* Exercise *
Below this line is the material. Write out only its lines from the one containing "Generate a web" through the one containing "const yTickLabels = [0, 10, 20];", both kept, exactly.
>> BEGIN Input rows
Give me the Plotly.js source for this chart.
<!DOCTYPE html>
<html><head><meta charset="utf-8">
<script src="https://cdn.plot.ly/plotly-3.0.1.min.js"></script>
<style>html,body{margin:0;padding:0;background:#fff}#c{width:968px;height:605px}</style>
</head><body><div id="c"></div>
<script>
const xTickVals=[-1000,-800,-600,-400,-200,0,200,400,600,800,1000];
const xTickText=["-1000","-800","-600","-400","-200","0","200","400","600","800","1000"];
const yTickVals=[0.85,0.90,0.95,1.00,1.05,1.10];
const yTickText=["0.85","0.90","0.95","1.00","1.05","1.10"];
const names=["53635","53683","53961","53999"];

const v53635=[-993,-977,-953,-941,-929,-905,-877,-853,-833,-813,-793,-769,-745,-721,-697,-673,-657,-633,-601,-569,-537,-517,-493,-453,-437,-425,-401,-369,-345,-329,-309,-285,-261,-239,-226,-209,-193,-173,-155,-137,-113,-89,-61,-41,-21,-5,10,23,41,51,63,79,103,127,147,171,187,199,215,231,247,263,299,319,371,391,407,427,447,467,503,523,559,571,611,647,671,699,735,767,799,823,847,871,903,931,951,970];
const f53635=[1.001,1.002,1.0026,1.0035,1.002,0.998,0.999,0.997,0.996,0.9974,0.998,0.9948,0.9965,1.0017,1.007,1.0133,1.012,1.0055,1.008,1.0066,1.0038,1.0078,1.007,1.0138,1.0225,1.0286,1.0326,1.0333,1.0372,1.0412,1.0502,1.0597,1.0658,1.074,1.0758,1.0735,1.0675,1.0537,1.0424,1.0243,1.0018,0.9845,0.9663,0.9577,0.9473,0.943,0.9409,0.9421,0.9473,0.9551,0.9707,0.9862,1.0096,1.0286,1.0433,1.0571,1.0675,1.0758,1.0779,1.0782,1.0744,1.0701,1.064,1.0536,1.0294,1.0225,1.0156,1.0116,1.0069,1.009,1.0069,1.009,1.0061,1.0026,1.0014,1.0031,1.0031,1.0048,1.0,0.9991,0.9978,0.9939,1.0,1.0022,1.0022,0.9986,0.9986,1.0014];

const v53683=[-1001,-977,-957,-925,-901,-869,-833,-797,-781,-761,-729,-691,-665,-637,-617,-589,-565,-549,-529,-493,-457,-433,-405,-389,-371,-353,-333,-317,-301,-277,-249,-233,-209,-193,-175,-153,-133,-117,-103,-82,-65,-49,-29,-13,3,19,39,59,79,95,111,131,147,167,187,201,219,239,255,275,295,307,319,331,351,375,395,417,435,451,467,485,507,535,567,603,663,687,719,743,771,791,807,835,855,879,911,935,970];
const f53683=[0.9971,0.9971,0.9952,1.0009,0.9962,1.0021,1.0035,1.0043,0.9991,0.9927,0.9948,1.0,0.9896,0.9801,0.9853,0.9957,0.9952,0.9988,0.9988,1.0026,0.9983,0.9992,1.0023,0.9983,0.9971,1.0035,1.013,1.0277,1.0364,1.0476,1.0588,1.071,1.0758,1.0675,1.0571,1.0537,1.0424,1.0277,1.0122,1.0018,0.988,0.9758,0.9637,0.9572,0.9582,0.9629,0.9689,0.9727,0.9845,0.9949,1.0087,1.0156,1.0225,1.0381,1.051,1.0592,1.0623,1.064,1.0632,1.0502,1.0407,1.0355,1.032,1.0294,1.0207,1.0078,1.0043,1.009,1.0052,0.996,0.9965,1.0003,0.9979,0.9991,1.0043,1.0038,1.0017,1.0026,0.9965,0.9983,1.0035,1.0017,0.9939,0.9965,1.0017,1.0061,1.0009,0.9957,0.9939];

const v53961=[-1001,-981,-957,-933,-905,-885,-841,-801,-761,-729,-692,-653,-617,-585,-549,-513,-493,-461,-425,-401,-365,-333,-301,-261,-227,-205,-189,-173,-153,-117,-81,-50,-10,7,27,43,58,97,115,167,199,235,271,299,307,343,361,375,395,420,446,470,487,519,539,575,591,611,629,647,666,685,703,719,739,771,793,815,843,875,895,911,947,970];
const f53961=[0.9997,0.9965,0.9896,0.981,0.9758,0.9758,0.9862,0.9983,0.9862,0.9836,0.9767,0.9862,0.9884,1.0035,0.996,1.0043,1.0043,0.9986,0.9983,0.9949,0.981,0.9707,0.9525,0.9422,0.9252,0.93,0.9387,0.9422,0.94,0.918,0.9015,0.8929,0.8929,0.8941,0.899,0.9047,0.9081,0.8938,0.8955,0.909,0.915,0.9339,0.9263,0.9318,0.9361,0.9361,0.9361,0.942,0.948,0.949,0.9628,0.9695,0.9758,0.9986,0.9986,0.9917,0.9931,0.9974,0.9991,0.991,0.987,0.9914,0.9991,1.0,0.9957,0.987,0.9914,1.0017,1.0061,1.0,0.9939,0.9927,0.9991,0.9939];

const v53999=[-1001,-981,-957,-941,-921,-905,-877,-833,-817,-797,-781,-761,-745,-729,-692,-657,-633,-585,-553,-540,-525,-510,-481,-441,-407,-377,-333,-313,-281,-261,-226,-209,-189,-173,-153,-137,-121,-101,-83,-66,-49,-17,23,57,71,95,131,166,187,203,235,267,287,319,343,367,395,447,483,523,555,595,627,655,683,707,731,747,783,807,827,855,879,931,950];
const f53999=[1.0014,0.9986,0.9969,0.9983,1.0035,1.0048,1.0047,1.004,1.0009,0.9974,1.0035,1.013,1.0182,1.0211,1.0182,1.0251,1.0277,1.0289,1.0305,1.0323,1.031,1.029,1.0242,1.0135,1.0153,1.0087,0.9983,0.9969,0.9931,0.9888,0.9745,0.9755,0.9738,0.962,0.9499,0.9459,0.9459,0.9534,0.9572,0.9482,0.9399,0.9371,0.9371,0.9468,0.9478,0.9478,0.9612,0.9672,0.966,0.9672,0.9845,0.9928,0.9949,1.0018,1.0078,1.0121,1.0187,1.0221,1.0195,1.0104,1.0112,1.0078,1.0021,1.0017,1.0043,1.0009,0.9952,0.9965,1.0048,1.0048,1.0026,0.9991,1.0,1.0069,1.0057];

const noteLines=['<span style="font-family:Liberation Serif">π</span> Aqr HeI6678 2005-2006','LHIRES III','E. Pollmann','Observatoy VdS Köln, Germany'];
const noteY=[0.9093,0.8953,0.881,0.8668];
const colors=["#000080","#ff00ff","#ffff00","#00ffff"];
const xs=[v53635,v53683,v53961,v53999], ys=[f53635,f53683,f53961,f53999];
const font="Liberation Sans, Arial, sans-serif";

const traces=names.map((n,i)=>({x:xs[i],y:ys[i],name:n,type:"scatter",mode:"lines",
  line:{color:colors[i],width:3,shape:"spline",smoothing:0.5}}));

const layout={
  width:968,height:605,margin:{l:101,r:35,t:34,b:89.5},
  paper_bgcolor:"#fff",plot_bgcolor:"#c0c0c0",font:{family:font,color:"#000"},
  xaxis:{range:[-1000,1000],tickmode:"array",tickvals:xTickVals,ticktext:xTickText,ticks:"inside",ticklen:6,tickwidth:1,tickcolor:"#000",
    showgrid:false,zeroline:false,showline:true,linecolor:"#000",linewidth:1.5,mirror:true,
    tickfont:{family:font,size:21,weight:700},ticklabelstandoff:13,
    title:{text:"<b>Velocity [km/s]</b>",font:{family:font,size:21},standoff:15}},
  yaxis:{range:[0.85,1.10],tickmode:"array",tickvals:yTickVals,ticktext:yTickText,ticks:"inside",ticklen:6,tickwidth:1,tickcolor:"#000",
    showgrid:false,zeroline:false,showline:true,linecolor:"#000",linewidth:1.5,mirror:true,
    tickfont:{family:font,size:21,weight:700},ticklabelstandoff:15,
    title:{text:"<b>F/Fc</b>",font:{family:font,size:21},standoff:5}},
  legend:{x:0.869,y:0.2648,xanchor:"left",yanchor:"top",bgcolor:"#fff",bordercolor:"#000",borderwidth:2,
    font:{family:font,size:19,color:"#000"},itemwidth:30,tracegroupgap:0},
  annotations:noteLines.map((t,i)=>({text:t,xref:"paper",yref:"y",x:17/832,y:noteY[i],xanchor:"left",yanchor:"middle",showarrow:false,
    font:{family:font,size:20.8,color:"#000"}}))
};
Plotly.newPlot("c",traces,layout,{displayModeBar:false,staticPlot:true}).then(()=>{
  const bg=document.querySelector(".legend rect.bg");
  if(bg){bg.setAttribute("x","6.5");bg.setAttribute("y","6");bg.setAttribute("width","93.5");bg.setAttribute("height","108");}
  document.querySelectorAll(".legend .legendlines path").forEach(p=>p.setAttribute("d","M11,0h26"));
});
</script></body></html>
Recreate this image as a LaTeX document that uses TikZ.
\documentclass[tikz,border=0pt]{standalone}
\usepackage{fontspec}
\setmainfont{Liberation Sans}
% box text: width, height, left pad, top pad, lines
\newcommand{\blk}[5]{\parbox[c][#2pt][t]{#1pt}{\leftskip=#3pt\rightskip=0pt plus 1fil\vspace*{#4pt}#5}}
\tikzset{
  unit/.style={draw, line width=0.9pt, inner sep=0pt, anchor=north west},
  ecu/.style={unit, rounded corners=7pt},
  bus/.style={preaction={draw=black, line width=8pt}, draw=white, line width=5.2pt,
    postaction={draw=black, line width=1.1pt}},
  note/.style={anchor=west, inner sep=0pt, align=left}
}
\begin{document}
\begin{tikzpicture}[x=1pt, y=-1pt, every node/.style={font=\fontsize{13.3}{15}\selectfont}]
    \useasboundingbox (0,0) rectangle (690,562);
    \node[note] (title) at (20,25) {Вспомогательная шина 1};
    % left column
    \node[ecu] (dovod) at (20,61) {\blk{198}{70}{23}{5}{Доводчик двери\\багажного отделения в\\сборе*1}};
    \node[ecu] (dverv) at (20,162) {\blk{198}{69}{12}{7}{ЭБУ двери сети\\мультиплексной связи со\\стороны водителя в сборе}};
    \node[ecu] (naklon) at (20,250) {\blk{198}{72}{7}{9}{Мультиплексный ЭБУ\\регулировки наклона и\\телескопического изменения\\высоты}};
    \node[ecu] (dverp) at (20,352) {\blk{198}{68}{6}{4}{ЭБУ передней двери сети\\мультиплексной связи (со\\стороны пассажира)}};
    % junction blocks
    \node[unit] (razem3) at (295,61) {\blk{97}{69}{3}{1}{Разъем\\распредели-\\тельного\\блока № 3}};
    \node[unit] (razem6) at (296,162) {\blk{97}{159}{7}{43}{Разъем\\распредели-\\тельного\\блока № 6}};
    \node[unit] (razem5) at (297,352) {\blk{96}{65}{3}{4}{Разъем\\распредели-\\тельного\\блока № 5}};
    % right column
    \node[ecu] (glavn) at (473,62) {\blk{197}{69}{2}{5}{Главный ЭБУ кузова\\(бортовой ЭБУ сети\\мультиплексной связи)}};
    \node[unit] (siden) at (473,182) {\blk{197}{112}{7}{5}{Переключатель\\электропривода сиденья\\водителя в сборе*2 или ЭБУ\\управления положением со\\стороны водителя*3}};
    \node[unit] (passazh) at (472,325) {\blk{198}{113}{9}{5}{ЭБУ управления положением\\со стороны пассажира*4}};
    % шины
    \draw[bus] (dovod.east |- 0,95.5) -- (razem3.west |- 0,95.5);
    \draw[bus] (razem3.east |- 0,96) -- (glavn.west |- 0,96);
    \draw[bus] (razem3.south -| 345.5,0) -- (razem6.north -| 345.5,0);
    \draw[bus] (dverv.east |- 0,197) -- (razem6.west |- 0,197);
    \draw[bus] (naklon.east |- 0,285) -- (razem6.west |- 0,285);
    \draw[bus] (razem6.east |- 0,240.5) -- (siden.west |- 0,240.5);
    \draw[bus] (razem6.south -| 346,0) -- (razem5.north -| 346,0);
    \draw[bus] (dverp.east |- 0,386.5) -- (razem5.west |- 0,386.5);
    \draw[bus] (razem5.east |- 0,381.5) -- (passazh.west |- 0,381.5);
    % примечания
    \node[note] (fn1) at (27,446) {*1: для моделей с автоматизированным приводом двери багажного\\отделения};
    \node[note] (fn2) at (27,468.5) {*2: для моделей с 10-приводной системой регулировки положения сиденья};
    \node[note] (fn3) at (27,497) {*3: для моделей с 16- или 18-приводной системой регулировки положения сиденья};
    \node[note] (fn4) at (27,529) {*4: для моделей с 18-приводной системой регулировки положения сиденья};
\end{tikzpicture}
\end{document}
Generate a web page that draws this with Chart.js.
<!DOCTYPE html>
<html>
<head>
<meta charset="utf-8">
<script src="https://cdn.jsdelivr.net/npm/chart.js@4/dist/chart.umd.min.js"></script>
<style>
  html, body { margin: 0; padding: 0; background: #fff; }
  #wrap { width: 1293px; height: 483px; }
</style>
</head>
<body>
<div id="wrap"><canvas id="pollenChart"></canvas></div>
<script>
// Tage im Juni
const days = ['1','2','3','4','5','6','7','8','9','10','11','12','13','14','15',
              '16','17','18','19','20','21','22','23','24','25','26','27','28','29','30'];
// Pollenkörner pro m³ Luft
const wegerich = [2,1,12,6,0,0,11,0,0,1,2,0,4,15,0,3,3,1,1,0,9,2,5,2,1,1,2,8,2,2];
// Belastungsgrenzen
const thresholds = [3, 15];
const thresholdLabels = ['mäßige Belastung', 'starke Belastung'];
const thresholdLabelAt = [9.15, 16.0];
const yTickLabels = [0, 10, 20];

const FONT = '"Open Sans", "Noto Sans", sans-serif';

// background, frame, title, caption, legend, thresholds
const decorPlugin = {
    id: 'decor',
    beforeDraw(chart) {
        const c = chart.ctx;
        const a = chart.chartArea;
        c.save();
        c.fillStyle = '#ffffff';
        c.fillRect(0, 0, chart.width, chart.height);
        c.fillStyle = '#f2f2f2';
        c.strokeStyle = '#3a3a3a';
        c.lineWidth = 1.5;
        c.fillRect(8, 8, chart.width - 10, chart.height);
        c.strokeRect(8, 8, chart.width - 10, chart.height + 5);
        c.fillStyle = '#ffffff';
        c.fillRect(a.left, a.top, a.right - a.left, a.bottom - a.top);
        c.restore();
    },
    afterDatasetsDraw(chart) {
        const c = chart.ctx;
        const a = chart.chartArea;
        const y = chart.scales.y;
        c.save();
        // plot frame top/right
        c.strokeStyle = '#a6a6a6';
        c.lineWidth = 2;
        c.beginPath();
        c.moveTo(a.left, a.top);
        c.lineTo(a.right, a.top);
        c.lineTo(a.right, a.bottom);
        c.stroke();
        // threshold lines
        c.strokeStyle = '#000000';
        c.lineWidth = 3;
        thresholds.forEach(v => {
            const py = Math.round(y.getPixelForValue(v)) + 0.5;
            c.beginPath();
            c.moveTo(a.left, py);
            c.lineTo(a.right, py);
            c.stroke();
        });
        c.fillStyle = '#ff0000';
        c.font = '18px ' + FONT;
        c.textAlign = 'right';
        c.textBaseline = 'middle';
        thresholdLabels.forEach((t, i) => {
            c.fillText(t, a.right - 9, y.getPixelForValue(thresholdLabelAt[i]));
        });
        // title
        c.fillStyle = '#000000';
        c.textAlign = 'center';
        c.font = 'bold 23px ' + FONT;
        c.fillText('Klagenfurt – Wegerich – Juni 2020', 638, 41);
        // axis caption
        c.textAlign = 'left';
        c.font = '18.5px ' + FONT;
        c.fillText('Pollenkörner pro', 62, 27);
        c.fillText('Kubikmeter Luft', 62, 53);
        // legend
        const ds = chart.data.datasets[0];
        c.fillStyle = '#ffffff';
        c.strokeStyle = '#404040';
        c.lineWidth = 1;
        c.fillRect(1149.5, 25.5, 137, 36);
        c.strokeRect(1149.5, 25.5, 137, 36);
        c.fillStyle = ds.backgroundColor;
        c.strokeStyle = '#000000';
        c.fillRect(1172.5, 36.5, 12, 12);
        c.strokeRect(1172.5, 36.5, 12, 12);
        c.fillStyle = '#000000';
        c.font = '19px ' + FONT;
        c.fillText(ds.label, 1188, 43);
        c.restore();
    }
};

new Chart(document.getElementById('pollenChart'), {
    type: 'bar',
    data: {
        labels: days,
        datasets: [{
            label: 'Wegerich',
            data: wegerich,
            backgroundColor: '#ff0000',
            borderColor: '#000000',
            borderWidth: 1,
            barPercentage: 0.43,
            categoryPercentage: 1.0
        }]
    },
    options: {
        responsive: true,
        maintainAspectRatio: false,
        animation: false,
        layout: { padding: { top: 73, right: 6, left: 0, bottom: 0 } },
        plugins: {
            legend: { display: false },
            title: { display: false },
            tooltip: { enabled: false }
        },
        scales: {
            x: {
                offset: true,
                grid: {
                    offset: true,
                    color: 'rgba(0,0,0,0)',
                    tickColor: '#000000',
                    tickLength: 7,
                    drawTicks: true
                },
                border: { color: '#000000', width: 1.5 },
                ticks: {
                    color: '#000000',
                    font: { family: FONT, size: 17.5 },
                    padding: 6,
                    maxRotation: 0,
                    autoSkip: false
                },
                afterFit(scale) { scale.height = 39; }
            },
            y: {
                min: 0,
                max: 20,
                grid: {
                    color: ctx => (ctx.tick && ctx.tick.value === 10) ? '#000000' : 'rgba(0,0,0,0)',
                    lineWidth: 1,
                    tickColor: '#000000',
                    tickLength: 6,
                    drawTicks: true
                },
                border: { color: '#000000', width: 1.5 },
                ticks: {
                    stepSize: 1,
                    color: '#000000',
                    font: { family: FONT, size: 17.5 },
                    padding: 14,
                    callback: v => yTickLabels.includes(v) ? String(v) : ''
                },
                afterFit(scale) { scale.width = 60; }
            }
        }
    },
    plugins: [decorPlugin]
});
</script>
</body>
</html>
>> END Input rows
* Answer to this exercise *
Generate a web page that draws this with Chart.js.
<!DOCTYPE html>
<html>
<head>
<meta charset="utf-8">
<script src="https://cdn.jsdelivr.net/npm/chart.js@4/dist/chart.umd.min.js"></script>
<style>
  html, body { margin: 0; padding: 0; background: #fff; }
  #wrap { width: 1293px; height: 483px; }
</style>
</head>
<body>
<div id="wrap"><canvas id="pollenChart"></canvas></div>
<script>
// Tage im Juni
const days = ['1','2','3','4','5','6','7','8','9','10','11','12','13','14','15',
              '16','17','18','19','20','21','22','23','24','25','26','27','28','29','30'];
// Pollenkörner pro m³ Luft
const wegerich = [2,1,12,6,0,0,11,0,0,1,2,0,4,15,0,3,3,1,1,0,9,2,5,2,1,1,2,8,2,2];
// Belastungsgrenzen
const thresholds = [3, 15];
const thresholdLabels = ['mäßige Belastung', 'starke Belastung'];
const thresholdLabelAt = [9.15, 16.0];
const yTickLabels = [0, 10, 20];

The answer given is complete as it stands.